### Description of the task
Write out all the lines again, precisely as they stand, but without the images.

### Data excerpt

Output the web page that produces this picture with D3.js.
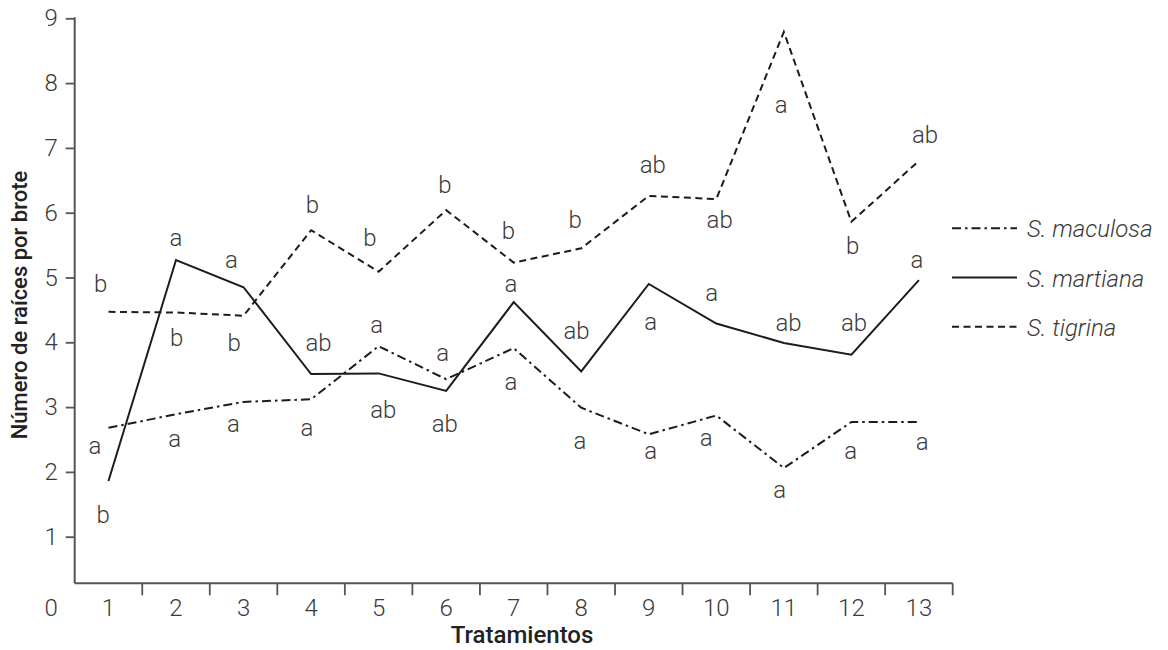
<!DOCTYPE html>
<html>
<head>
<meta charset="utf-8">
<script src="https://cdn.jsdelivr.net/npm/d3@7"></script>
<style>
  body { margin: 0; background: #fff; }
  svg text { font-family: Roboto, "Noto Sans", sans-serif; }
</style>
</head>
<body>
<div id="chart"></div>
<script>
// Número de raíces por brote en 13 tratamientos, tres especies
const treatments = [1, 2, 3, 4, 5, 6, 7, 8, 9, 10, 11, 12, 13];
const yTickValues = [0, 1, 2, 3, 4, 5, 6, 7, 8, 9];
const speciesNames = ["S. maculosa", "S. martiana", "S. tigrina"];

const maculosa = [2.68, 2.89, 3.08, 3.12, 3.94, 3.43, 3.91, 2.99, 2.58, 2.87, 2.06, 2.77, 2.77];
const martiana = [1.86, 5.27, 4.85, 3.51, 3.52, 3.25, 4.62, 3.55, 4.90, 4.29, 3.99, 3.81, 4.96];
const tigrina  = [4.47, 4.46, 4.41, 5.73, 5.09, 6.04, 5.23, 5.45, 6.26, 6.21, 8.79, 5.86, 6.80];

// letras de significancia (Tukey) por punto
const maculosaLetters = ["a","a","a","a","a","a","a","a","a","a","a","a","a"];
const martianaLetters = ["b","a","a","ab","ab","ab","a","ab","a","a","ab","ab","a"];
const tigrinaLetters  = ["b","b","b","b","b","b","b","b","ab","ab","a","b","ab"];

// dónde está cada letra, en unidades de los ejes [tratamiento, raíces]
const maculosaLetterAt = [[0.80,2.28],[1.98,2.39],[2.85,2.61],[3.94,2.55],[4.97,4.15],[5.95,3.71],[6.96,3.27],
                          [7.98,2.35],[9.03,2.20],[9.85,2.40],[10.94,1.59],[11.99,2.20],[13.05,2.34]];
const martianaLetterAt = [[0.92,1.21],[2.00,5.49],[2.82,5.15],[4.11,3.87],[5.07,2.83],[5.98,2.62],[6.96,4.78],
                          [7.93,4.05],[9.03,4.19],[9.93,4.63],[11.07,4.18],[12.04,4.18],[12.97,5.14]];
const tigrinaLetterAt  = [[0.885,4.78],[2.01,3.95],[2.86,3.87],[4.02,5.99],[4.87,5.48],[5.98,6.31],[6.92,5.60],
                          [7.91,5.77],[9.06,6.61],[10.05,5.77],[10.96,7.54],[12.02,5.36],[13.09,7.07]];

const CFG = {
  w: 1168, h: 650,
  x0: 74.7, x1: 952.7,       // eje X
  yTop: 18.3, yZero: 601.5,  // 9 y 0 en píxeles
  axisY: 583.3,              // línea del eje X
  ink: "#1c1c1c",
  axis: "#555",
  txt: "#3a3a3a",
  fs: 24
};

const styles = [
  { name: speciesNames[0], vals: maculosa, letters: maculosaLetters, at: maculosaLetterAt, dash: "9,4,2.5,4" },
  { name: speciesNames[1], vals: martiana, letters: martianaLetters, at: martianaLetterAt, dash: null },
  { name: speciesNames[2], vals: tigrina,  letters: tigrinaLetters,  at: tigrinaLetterAt,  dash: "7,4.5" }
];

const svg = d3.select("#chart").append("svg").attr("width", CFG.w).attr("height", CFG.h);

const x = d3.scaleLinear().domain([0.5, 13.5]).range([CFG.x0, CFG.x1]);
const y = d3.scaleLinear().domain([0, 9]).range([CFG.yZero, CFG.yTop]);

// Eje Y
const gy = svg.append("g").attr("transform", `translate(${CFG.x0},0)`)
  .call(d3.axisLeft(y).tickValues(yTickValues).tickSize(9).tickPadding(8).tickFormat(d3.format("d")));
gy.select(".domain").remove();
gy.selectAll(".tick line").attr("stroke", CFG.axis).attr("stroke-width", 1.8);
gy.selectAll(".tick").filter(d => d === 0).select("line").remove();
gy.selectAll(".tick").filter(d => d === 0).select("text").attr("dy", "0.6em");
gy.selectAll(".tick text").attr("font-size", CFG.fs).attr("font-weight", 300).attr("fill", CFG.txt);
svg.append("line")
  .attr("x1", CFG.x0).attr("x2", CFG.x0).attr("y1", y(9) - 1).attr("y2", CFG.axisY)
  .attr("stroke", CFG.axis).attr("stroke-width", 2);

// Eje X: marcas entre tratamientos, etiquetas centradas
const bounds = d3.range(1.5, 14, 1);
const gx = svg.append("g").attr("transform", `translate(0,${CFG.axisY})`);
gx.append("line").attr("x1", CFG.x0).attr("x2", CFG.x1).attr("stroke", CFG.axis).attr("stroke-width", 2);
gx.selectAll("line.tk").data(bounds).join("line").attr("class", "tk")
  .attr("x1", d => x(d)).attr("x2", d => x(d)).attr("y1", 0).attr("y2", 12)
  .attr("stroke", CFG.axis).attr("stroke-width", 1.8);
gx.selectAll("text").data(treatments).join("text")
  .attr("x", d => x(d)).attr("y", 32.5)
  .attr("text-anchor", "middle").attr("font-size", CFG.fs).attr("font-weight", 300)
  .attr("fill", CFG.txt).text(d => d);

// Títulos
svg.append("text").attr("x", 522).attr("y", 643)
  .attr("text-anchor", "middle").attr("font-size", 24).attr("font-weight", 500)
  .attr("fill", "#222").text("Tratamientos");
svg.append("text").attr("transform", "translate(27,305) rotate(-90)")
  .attr("text-anchor", "middle").attr("font-size", 22).attr("font-weight", 500)
  .attr("fill", "#222").text("Número de raíces por brote");

// Líneas
const line = d3.line().x((d, i) => x(treatments[i])).y(d => y(d));
styles.forEach(s => {
  svg.append("path").datum(s.vals)
    .attr("fill", "none").attr("stroke", CFG.ink).attr("stroke-width", 2)
    .attr("stroke-dasharray", s.dash).attr("d", line);
});

// Letras
styles.forEach(s => {
  svg.append("g").selectAll("text").data(s.letters).join("text")
    .attr("x", (d, i) => x(s.at[i][0]))
    .attr("y", (d, i) => y(s.at[i][1]))
    .attr("text-anchor", "middle").attr("font-size", CFG.fs).attr("font-weight", 300)
    .attr("fill", CFG.txt).text(d => d);
});

// Leyenda
const lg = svg.append("g");
styles.forEach((s, i) => {
  const ly = 228.3 + i * 49.2;
  lg.append("line").attr("x1", 952).attr("x2", 1017).attr("y1", ly).attr("y2", ly)
    .attr("stroke", CFG.ink).attr("stroke-width", 2).attr("stroke-dasharray", s.dash);
  lg.append("text").attr("x", 1027).attr("y", ly + 9)
    .attr("font-size", CFG.fs).attr("font-style", "italic").attr("font-weight", 300)
    .attr("fill", CFG.txt).text(s.name);
});
</script>
</body>
</html>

### Reply to the exercise
Output the web page that produces this picture with D3.js.
<!DOCTYPE html>
<html>
<head>
<meta charset="utf-8">
<script src="https://cdn.jsdelivr.net/npm/d3@7"></script>
<style>
  body { margin: 0; background: #fff; }
  svg text { font-family: Roboto, "Noto Sans", sans-serif; }
</style>
</head>
<body>
<div id="chart"></div>
<script>
// Número de raíces por brote en 13 tratamientos, tres especies
const treatments = [1, 2, 3, 4, 5, 6, 7, 8, 9, 10, 11, 12, 13];
const yTickValues = [0, 1, 2, 3, 4, 5, 6, 7, 8, 9];
const speciesNames = ["S. maculosa", "S. martiana", "S. tigrina"];

const maculosa = [2.68, 2.89, 3.08, 3.12, 3.94, 3.43, 3.91, 2.99, 2.58, 2.87, 2.06, 2.77, 2.77];
const martiana = [1.86, 5.27, 4.85, 3.51, 3.52, 3.25, 4.62, 3.55, 4.90, 4.29, 3.99, 3.81, 4.96];
const tigrina  = [4.47, 4.46, 4.41, 5.73, 5.09, 6.04, 5.23, 5.45, 6.26, 6.21, 8.79, 5.86, 6.80];

// letras de significancia (Tukey) por punto
const maculosaLetters = ["a","a","a","a","a","a","a","a","a","a","a","a","a"];
const martianaLetters = ["b","a","a","ab","ab","ab","a","ab","a","a","ab","ab","a"];
const tigrinaLetters  = ["b","b","b","b","b","b","b","b","ab","ab","a","b","ab"];

// dónde está cada letra, en unidades de los ejes [tratamiento, raíces]
const maculosaLetterAt = [[0.80,2.28],[1.98,2.39],[2.85,2.61],[3.94,2.55],[4.97,4.15],[5.95,3.71],[6.96,3.27],
                          [7.98,2.35],[9.03,2.20],[9.85,2.40],[10.94,1.59],[11.99,2.20],[13.05,2.34]];
const martianaLetterAt = [[0.92,1.21],[2.00,5.49],[2.82,5.15],[4.11,3.87],[5.07,2.83],[5.98,2.62],[6.96,4.78],
                          [7.93,4.05],[9.03,4.19],[9.93,4.63],[11.07,4.18],[12.04,4.18],[12.97,5.14]];
const tigrinaLetterAt  = [[0.885,4.78],[2.01,3.95],[2.86,3.87],[4.02,5.99],[4.87,5.48],[5.98,6.31],[6.92,5.60],
                          [7.91,5.77],[9.06,6.61],[10.05,5.77],[10.96,7.54],[12.02,5.36],[13.09,7.07]];

const CFG = {
  w: 1168, h: 650,
  x0: 74.7, x1: 952.7,       // eje X
  yTop: 18.3, yZero: 601.5,  // 9 y 0 en píxeles
  axisY: 583.3,              // línea del eje X
  ink: "#1c1c1c",
  axis: "#555",
  txt: "#3a3a3a",
  fs: 24
};

const styles = [
  { name: speciesNames[0], vals: maculosa, letters: maculosaLetters, at: maculosaLetterAt, dash: "9,4,2.5,4" },
  { name: speciesNames[1], vals: martiana, letters: martianaLetters, at: martianaLetterAt, dash: null },
  { name: speciesNames[2], vals: tigrina,  letters: tigrinaLetters,  at: tigrinaLetterAt,  dash: "7,4.5" }
];

const svg = d3.select("#chart").append("svg").attr("width", CFG.w).attr("height", CFG.h);

const x = d3.scaleLinear().domain([0.5, 13.5]).range([CFG.x0, CFG.x1]);
const y = d3.scaleLinear().domain([0, 9]).range([CFG.yZero, CFG.yTop]);

// Eje Y
const gy = svg.append("g").attr("transform", `translate(${CFG.x0},0)`)
  .call(d3.axisLeft(y).tickValues(yTickValues).tickSize(9).tickPadding(8).tickFormat(d3.format("d")));
gy.select(".domain").remove();
gy.selectAll(".tick line").attr("stroke", CFG.axis).attr("stroke-width", 1.8);
gy.selectAll(".tick").filter(d => d === 0).select("line").remove();
gy.selectAll(".tick").filter(d => d === 0).select("text").attr("dy", "0.6em");
gy.selectAll(".tick text").attr("font-size", CFG.fs).attr("font-weight", 300).attr("fill", CFG.txt);
svg.append("line")
  .attr("x1", CFG.x0).attr("x2", CFG.x0).attr("y1", y(9) - 1).attr("y2", CFG.axisY)
  .attr("stroke", CFG.axis).attr("stroke-width", 2);

// Eje X: marcas entre tratamientos, etiquetas centradas
const bounds = d3.range(1.5, 14, 1);
const gx = svg.append("g").attr("transform", `translate(0,${CFG.axisY})`);
gx.append("line").attr("x1", CFG.x0).attr("x2", CFG.x1).attr("stroke", CFG.axis).attr("stroke-width", 2);
gx.selectAll("line.tk").data(bounds).join("line").attr("class", "tk")
  .attr("x1", d => x(d)).attr("x2", d => x(d)).attr("y1", 0).attr("y2", 12)
  .attr("stroke", CFG.axis).attr("stroke-width", 1.8);
gx.selectAll("text").data(treatments).join("text")
  .attr("x", d => x(d)).attr("y", 32.5)
  .attr("text-anchor", "middle").attr("font-size", CFG.fs).attr("font-weight", 300)
  .attr("fill", CFG.txt).text(d => d);

// Títulos
svg.append("text").attr("x", 522).attr("y", 643)
  .attr("text-anchor", "middle").attr("font-size", 24).attr("font-weight", 500)
  .attr("fill", "#222").text("Tratamientos");
svg.append("text").attr("transform", "translate(27,305) rotate(-90)")
  .attr("text-anchor", "middle").attr("font-size", 22).attr("font-weight", 500)
  .attr("fill", "#222").text("Número de raíces por brote");

// Líneas
const line = d3.line().x((d, i) => x(treatments[i])).y(d => y(d));
styles.forEach(s => {
  svg.append("path").datum(s.vals)
    .attr("fill", "none").attr("stroke", CFG.ink).attr("stroke-width", 2)
    .attr("stroke-dasharray", s.dash).attr("d", line);
});

// Letras
styles.forEach(s => {
  svg.append("g").selectAll("text").data(s.letters).join("text")
    .attr("x", (d, i) => x(s.at[i][0]))
    .attr("y", (d, i) => y(s.at[i][1]))
    .attr("text-anchor", "middle").attr("font-size", CFG.fs).attr("font-weight", 300)
    .attr("fill", CFG.txt).text(d => d);
});

// Leyenda
const lg = svg.append("g");
styles.forEach((s, i) => {
  const ly = 228.3 + i * 49.2;
  lg.append("line").attr("x1", 952).attr("x2", 1017).attr("y1", ly).attr("y2", ly)
    .attr("stroke", CFG.ink).attr("stroke-width", 2).attr("stroke-dasharray", s.dash);
  lg.append("text").attr("x", 1027).attr("y", ly + 9)
    .attr("font-size", CFG.fs).attr("font-style", "italic").attr("font-weight", 300)
    .attr("fill", CFG.txt).text(s.name);
});
</script>
</body>
</html>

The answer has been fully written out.